**DATA SEGMENT**
########################################

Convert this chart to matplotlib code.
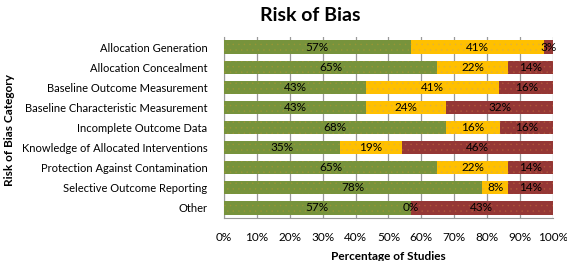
import matplotlib
matplotlib.use("Agg")
import matplotlib.pyplot as plt
import numpy as np

plt.rcParams['font.family'] = ['Lato', 'DejaVu Sans']
plt.rcParams['hatch.linewidth'] = 0.3

categories = ["Allocation Generation", "Allocation Concealment", "Baseline Outcome Measurement",
              "Baseline Characteristic Measurement", "Incomplete Outcome Data",
              "Knowledge of Allocated Interventions", "Protection Against Contamination",
              "Selective Outcome Reporting", "Other"]
low = [56.76, 64.86, 43.24, 43.24, 67.57, 35.14, 64.86, 78.38, 56.76]
unclear = [40.54, 21.62, 40.54, 24.32, 16.22, 18.92, 21.62, 8.11, 0.0]
high = [2.70, 13.51, 16.22, 32.43, 16.22, 45.95, 13.51, 13.51, 43.24]

colors = ["#77933C", "#FFC000", "#953735"]
dots = ["#9A9636", "#E0B040", "#B0583A"]

fig = plt.figure(figsize=(5.67, 2.61), dpi=100)
ax = fig.add_axes([0.395, 0.165, 0.58, 0.693])

y = np.arange(len(categories))
left = np.zeros(len(categories))
for vals, c, d in zip((low, unclear, high), colors, dots):
    vals = np.array(vals)
    ax.barh(y, vals, left=left, height=0.66, color=c, edgecolor=d, linewidth=0,
            hatch="...", zorder=3)
    for yi, l, v in zip(y, left, vals):
        ax.text(l + v / 2, yi, f"{v:.0f}%", ha="center", va="center",
                fontsize=8.5, color="black", zorder=4)
    left = left + vals

ax.set_xlim(0, 100)
ax.set_ylim(len(categories) - 0.5, -0.5)
ax.set_yticks(y)
ax.set_yticklabels(categories, fontsize=8)
ax.set_xticks(np.arange(0, 101, 10))
ax.set_xticklabels([f"{t}%" for t in range(0, 101, 10)], fontsize=8.5)
ax.tick_params(axis="y", length=0, pad=12)
ax.tick_params(axis="x", length=0, pad=10)
ax.xaxis.grid(True, color="#999999", linewidth=0.9, zorder=0)
for s in ("top", "right"):
    ax.spines[s].set_visible(False)
for s in ("left", "bottom"):
    ax.spines[s].set_color("#999999")

ax.set_xlabel("Percentage of Studies", fontsize=8.5, fontweight="bold", labelpad=6)
fig.text(0.016, 0.5, "Risk of Bias Category", rotation=90, ha="center", va="center",
         fontsize=8.5, fontweight="bold")
fig.text(0.547, 0.94, "Risk of Bias", ha="center", va="center", fontsize=14, fontweight="bold")

fig.savefig("out.png", dpi=100)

########################################

**DIRECTION**
Restate each line from the start of the listing through the line bearing "plt.rcParams['hatch.linewidth'] = 0.3" word for word. Drop the pictures.

**WRITTEN REPLY**
Convert this chart to matplotlib code.
import matplotlib
matplotlib.use("Agg")
import matplotlib.pyplot as plt
import numpy as np

plt.rcParams['font.family'] = ['Lato', 'DejaVu Sans']
plt.rcParams['hatch.linewidth'] = 0.3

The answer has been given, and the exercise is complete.